> _WHAT THE EXERCISE ASKS_
List each line of the data that holds the word "matplotlib".

> _SUPPLIED MATERIAL_
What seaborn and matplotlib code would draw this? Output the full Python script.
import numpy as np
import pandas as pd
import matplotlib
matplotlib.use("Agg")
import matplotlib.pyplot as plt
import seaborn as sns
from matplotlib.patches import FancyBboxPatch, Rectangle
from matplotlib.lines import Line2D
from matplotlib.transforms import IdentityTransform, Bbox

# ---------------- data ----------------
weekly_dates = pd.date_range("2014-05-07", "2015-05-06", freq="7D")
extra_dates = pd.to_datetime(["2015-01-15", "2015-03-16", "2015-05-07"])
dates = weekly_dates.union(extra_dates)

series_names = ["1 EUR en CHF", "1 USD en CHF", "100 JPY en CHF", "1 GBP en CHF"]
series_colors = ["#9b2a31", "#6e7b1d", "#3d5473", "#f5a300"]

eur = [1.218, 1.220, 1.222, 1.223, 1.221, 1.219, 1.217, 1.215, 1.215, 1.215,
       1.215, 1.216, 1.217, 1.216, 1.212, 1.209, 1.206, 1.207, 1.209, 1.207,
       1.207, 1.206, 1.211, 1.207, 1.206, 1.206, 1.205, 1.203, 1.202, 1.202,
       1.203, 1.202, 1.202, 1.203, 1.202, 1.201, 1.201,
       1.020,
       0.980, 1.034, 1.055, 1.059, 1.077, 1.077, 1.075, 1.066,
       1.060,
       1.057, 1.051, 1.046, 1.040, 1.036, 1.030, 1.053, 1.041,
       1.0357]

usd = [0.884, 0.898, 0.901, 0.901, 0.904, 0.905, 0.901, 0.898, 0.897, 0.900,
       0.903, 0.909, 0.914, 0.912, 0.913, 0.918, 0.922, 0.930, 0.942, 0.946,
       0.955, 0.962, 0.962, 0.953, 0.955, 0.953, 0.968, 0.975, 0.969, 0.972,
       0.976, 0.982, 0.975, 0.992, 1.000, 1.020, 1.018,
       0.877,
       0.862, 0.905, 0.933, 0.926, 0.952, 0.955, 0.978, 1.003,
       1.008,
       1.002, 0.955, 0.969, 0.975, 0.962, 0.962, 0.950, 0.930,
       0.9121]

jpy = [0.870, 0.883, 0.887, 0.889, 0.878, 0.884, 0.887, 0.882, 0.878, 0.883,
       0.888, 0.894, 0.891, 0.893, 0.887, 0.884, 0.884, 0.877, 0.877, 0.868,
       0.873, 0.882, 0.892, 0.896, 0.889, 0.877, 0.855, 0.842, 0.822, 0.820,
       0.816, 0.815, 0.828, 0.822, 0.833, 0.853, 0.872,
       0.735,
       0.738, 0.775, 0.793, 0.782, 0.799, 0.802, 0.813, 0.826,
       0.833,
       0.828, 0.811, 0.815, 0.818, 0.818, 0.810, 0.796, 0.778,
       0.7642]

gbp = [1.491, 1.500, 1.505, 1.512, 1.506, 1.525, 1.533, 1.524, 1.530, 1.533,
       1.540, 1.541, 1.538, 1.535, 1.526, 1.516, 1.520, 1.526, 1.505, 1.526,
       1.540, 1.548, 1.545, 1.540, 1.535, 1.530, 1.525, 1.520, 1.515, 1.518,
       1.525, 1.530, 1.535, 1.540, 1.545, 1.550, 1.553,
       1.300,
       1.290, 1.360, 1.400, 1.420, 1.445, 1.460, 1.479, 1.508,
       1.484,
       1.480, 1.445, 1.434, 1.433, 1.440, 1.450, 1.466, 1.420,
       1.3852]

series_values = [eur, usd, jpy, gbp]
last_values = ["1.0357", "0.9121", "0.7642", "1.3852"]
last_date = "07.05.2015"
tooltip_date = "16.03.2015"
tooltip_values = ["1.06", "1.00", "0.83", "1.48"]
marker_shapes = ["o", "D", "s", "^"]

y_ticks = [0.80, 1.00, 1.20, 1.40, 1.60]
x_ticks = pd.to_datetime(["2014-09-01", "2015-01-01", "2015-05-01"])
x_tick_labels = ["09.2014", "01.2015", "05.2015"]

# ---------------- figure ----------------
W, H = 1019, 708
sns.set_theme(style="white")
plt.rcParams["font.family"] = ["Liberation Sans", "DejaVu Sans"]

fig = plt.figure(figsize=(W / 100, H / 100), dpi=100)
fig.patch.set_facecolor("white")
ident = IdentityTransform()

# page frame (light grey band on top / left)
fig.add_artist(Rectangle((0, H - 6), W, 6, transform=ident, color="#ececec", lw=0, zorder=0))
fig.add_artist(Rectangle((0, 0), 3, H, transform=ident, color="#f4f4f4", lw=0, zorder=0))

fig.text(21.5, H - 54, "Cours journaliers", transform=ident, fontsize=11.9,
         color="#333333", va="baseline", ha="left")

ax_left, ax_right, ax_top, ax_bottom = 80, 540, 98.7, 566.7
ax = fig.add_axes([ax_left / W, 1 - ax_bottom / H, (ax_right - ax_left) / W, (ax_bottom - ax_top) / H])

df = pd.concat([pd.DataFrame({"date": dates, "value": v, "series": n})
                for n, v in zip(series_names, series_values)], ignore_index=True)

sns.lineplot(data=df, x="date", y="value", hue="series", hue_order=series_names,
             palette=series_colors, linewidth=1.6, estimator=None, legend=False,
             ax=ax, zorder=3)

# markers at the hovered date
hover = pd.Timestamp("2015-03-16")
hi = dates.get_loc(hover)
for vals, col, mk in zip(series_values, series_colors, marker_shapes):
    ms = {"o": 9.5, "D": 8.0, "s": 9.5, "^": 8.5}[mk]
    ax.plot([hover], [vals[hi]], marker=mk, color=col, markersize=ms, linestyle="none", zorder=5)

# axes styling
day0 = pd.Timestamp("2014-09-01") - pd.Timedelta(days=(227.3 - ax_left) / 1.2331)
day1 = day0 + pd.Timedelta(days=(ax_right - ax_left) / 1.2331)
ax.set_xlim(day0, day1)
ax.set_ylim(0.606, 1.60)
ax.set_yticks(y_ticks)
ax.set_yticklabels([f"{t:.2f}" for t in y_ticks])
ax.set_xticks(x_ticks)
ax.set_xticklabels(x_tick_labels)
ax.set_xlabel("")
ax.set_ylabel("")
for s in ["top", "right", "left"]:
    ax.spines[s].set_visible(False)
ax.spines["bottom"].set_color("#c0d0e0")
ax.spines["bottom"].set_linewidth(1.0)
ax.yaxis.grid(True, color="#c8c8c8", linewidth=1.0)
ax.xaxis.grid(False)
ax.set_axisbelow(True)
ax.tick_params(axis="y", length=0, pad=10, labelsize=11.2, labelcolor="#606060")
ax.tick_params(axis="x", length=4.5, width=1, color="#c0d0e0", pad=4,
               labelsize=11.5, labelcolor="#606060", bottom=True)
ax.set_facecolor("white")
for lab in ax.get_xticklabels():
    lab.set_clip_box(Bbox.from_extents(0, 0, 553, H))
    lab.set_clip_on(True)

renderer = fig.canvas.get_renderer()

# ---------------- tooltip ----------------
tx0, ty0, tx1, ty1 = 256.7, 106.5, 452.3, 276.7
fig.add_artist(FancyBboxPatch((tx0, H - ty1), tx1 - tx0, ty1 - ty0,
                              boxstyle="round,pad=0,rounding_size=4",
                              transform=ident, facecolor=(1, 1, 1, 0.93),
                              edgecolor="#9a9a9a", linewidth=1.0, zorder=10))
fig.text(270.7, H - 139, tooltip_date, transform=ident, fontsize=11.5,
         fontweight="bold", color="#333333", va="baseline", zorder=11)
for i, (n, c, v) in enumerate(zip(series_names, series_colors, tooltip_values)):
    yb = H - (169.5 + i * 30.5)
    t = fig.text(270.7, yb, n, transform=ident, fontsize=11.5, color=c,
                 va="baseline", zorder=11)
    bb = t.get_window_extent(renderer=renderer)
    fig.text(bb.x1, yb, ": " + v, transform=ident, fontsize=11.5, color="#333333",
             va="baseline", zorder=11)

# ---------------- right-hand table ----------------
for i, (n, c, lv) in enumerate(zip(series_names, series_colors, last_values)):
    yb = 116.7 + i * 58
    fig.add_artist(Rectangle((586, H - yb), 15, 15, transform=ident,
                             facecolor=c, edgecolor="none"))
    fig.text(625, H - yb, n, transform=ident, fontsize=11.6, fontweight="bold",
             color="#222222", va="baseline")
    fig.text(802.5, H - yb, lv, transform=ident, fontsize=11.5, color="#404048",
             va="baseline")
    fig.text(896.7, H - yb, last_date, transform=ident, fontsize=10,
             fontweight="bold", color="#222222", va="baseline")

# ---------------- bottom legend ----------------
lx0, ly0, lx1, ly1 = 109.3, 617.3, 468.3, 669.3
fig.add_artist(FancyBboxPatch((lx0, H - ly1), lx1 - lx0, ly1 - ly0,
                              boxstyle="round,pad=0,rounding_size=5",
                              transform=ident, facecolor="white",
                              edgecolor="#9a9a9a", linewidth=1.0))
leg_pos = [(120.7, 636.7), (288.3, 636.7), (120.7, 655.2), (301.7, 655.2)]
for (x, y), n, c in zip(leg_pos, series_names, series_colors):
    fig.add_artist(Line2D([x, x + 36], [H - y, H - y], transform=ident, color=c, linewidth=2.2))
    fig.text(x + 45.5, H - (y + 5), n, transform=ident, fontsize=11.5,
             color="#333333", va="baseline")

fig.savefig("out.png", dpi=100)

> _CORRECT RESPONSE_
What seaborn and matplotlib code would draw this? Output the full Python script.
import matplotlib
matplotlib.use("Agg")
import matplotlib.pyplot as plt
from matplotlib.patches import FancyBboxPatch, Rectangle
from matplotlib.lines import Line2D
from matplotlib.transforms import IdentityTransform, Bbox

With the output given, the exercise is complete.